Como as crianças não podem ser mandadas de volta, as mães colocam seus filhos em embarcações e mandam para o mundo, na esperança de tê-las salvas. Será que dia conseguiremos avaliar o tamanho da dor dessas mães?

E os que tiveram a sorte de serem acolhidos, não sonham em voltar para seu país de origem? Como juntar os amigos, voltar aos estudos, manter os hábitos mais corriqueiros que marcam nossa condição humana? Como será deixar para trás toda a vida construída e começar do zero em um lugar desconhecido, com tão pouco? 
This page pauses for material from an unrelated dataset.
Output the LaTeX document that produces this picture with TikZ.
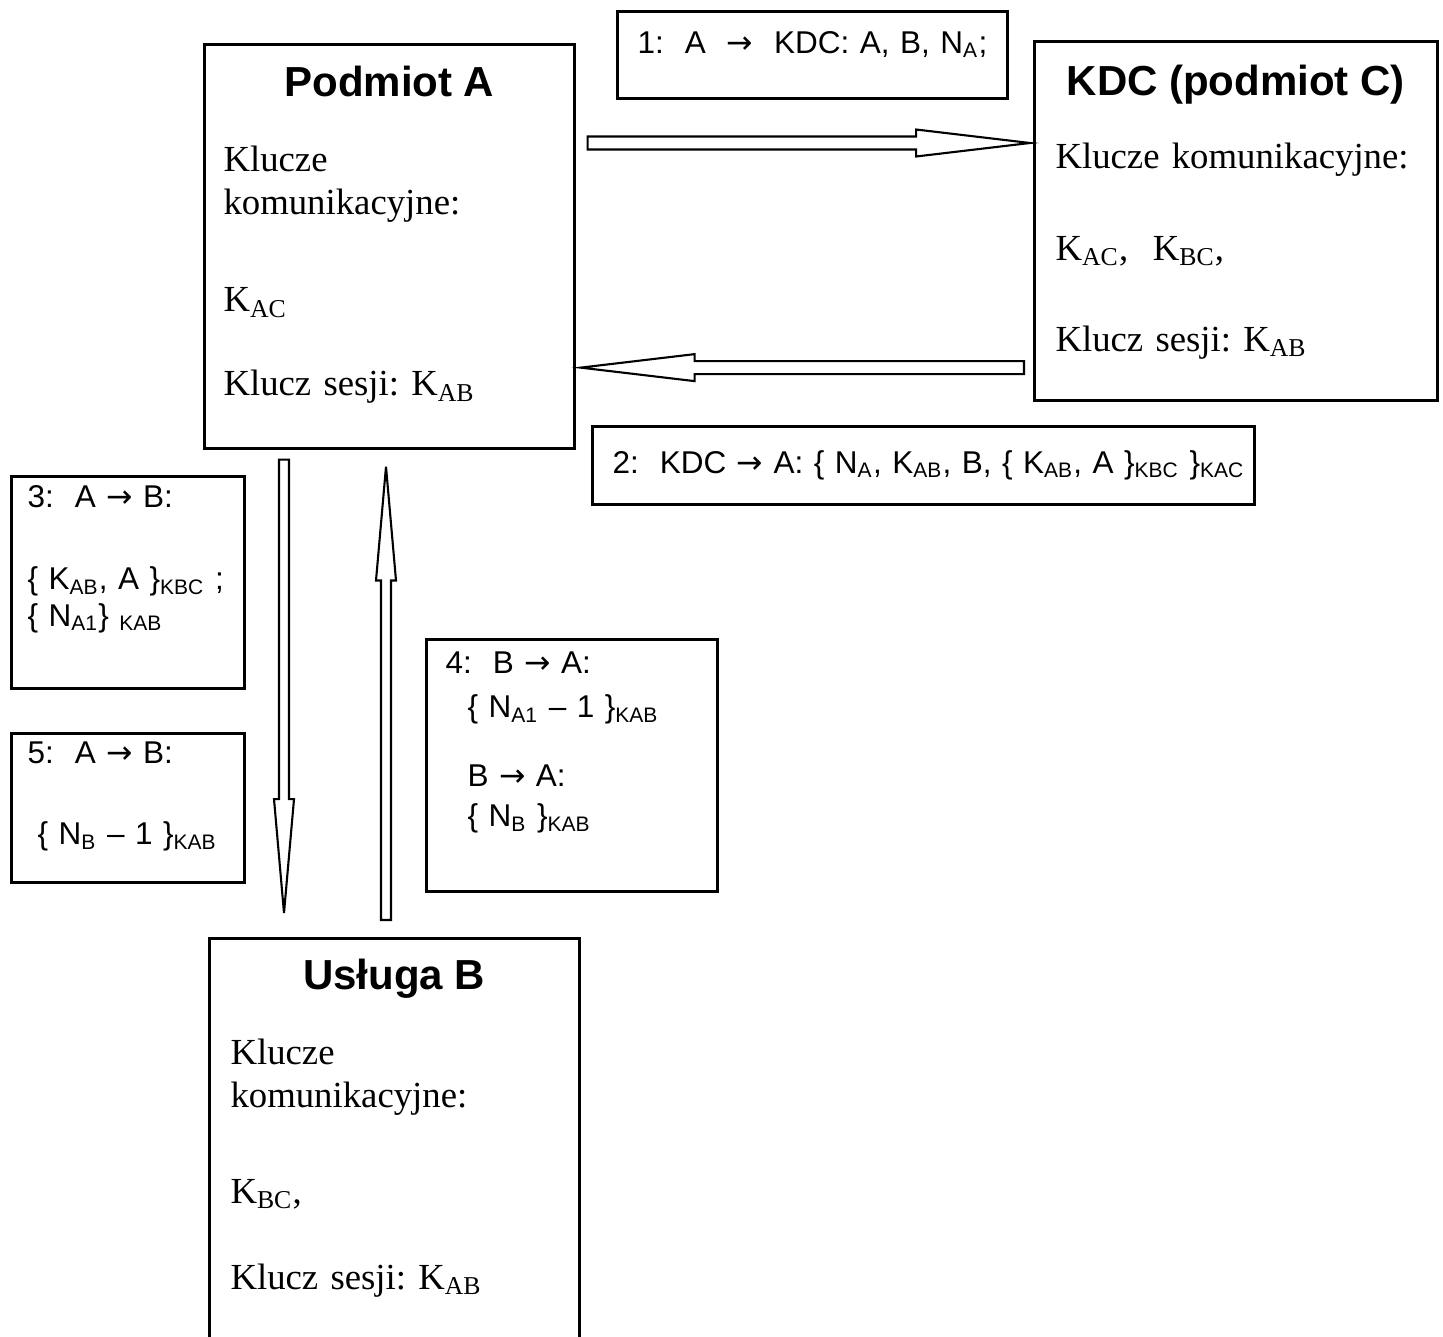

Aprendi que é uma grande asneira dizer que sabemos o que o outro está passando. Não! Nós não sabemos.   Mas isso não diminui minha angústia e, por que não dizer, minha vergonha?! Pois, do lado de cá da tela, sentada no confortável sofá, depois de um dia de trabalho, de uma refeição completa, um bom banho e, ao lado dos entes queridos,  já nem me lembro de que o “homem é o lobo do próprio homem” e reclamo do calor que anda fazendo.